VRChat store artwork showing stylized avatars in a social virtual reality space
Image: VRChat Inc. / Steam

The more interesting migration, at least to me, is happening one layer deeper, toward platforms that hand creators the keys. Resonite is the one I keep pointing people to. It is the spiritual successor to NeosVR, it is built around user-created content at a level Horizon Worlds never approached, and it leans on an open, community-run model rather than a walled garden. You can build complex interactive systems inside it without waiting for a platform owner to bless your use case. That is a different idea of what a social world is for, and it is the idea that tends to survive.

Resonite store artwork for the open user-generated social VR platform
Image: Yellow Dog Man Studios / Steam

Then there is the frontier I am most excited about: self-hosted and web-native worlds. WebXR projects and self-hostable platforms let communities run their own social spaces the way people have run their own game servers and forums for decades. No store approval, no platform fee, no risk that a cost-cutting memo deletes years of work. The technology is rougher than a polished Meta app, but rough and yours beats slick and rented when the landlord has a habit of bulldozing the building.

Why open keeps winning the long game

This is the pattern worth internalizing, because it keeps repeating. Rec Room scaled back hard on Quest. Now Horizon Worlds is leaving VR entirely. Meanwhile VRChat keeps going, and the open and self-hostable corner of the ecosystem keeps quietly growing. The difference is not budget. Meta had the biggest budget in the history of the category and still could not make its social world stick. The difference is ownership. Communities that own their worlds, their content, and ideally their servers do not get switched off when a company changes its mind.
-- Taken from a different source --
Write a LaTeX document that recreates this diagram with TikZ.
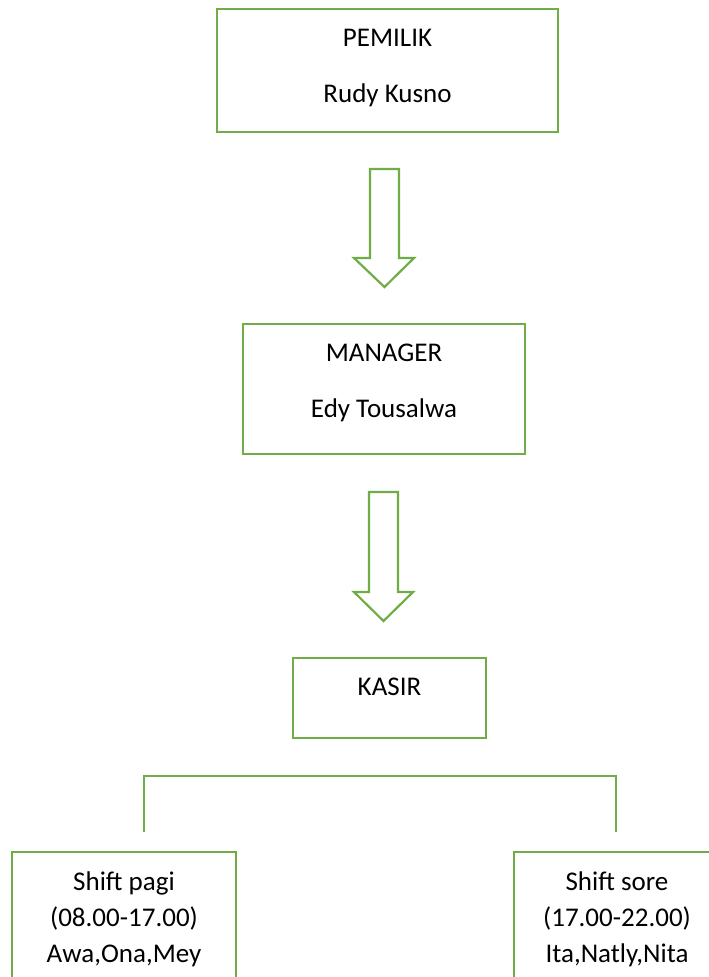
\documentclass[tikz,border=0pt]{standalone}
\usepackage{fontspec}
\setmainfont{Carlito}
\definecolor{boxgreen}{HTML}{70AD47}
\begin{document}
\begin{tikzpicture}[x=1pt,y=-1pt,
  boxst/.style={draw=boxgreen, line width=2.2pt, inner sep=0pt, outer sep=0pt},
  lbl/.style={anchor=base, inner sep=0pt, font=\fontsize{27}{36.5}\selectfont},
  blockarrow/.style={draw=boxgreen, line width=2.2pt, line join=miter, fill=white},
  conn/.style={draw=boxgreen, line width=2.2pt}]
\clip (0,0) rectangle (709,977);
\fill[white] (0,0) rectangle (709,977);
% boxes
\node[boxst, minimum width=341pt, minimum height=123pt] (pemilik) at (387.5,70.5) {};
\node[boxst, minimum width=282pt, minimum height=130pt] (manager) at (384,389) {};
\node[boxst, minimum width=193pt, minimum height=80pt] (kasir) at (389.5,698) {};
\node[boxst, minimum width=224pt, minimum height=148pt] (pagi) at (124,926) {};
\node[boxst, minimum width=206pt, minimum height=148pt] (sore) at (617,926) {};
% texts
\node[lbl] (t1) at (387.5,46) {PEMILIK};
\node[lbl] (t2) at (387.5,102) {Rudy Kusno};
\node[lbl] (t3) at (384,361) {MANAGER};
\node[lbl] (t4) at (384,417) {Edy Tousalwa};
\node[lbl] (t5) at (389.5,695) {KASIR};
\node[lbl] (t6) at (124,890) {Shift pagi};
\node[lbl] (t7) at (124,926.5) {(08.00-17.00)};
\node[lbl] (t8) at (124,962) {Awa,Ona,Mey};
\node[lbl] (t9) at (617,890) {Shift sore};
\node[lbl] (t10) at (617,926.5) {(17.00-22.00)};
\node[lbl] (t11) at (617,962) {Ita,Natly,Nita};
% block arrows
\draw[blockarrow] (370,169) -- (399,169) -- (399,258) -- (414,258) -- (384.5,287) -- (354,258) -- (370,258) -- cycle;
\draw[blockarrow] (369,492) -- (398,492) -- (398,592) -- (413,592) -- (383.5,621) -- (354,592) -- (369,592) -- cycle;
% bracket
\coordinate (bl) at (144,832);
\coordinate (br) at (616,832);
\draw[conn] (bl) -- ++(0,-56) -| (br);
\end{tikzpicture}
\end{document}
There is a real engineering point underneath the philosophy. A social VR world is mostly data: avatars, environments, scripts, and the relationships between them. When that data lives in a portable, open format, it can move. When it lives in a proprietary database that only one company's client can read, it dies with that client. Horizon Worlds creators are about to find out which kind they built on, and the answer is the unfortunate one. That is not a knock on them. It is the default outcome of building on closed platforms, and it is exactly why the open alternatives matter.

The honest catch

I am not going to pretend the open path is frictionless, because it is not. VRChat's onboarding can be overwhelming, and its moderation and safety challenges are real. Resonite has a steeper learning curve than a consumer app and a smaller audience. Self-hosted worlds ask you to actually run infrastructure, which most people do not want to do. Meta's version was easier precisely because Meta did all of that work for you, right up until it decided not to. Freedom comes with friction, and anyone promising a painless migration is selling something.

But friction you can fix beats a shutdown you cannot. The Horizon Worlds creators porting their ideas to VRChat, rebuilding in Resonite, or standing up their own worlds are trading convenience for control, and for a creative community that just got evicted, control is suddenly worth a lot. Onboarding improves. Tools get easier. What does not improve is a platform that no longer exists.

So yes, June 15 is the end of something. The headset-first, company-owned, billion-dollar metaverse Meta tried to will into existence is closing its doors in VR. But the actual thing people loved, the feeling of being present in a shared space with other humans, is not going anywhere. It is just moving somewhere it cannot be taken away. If you spent the last few years building inside Horizon Worlds, the medium still wants you. You just get to own it this time.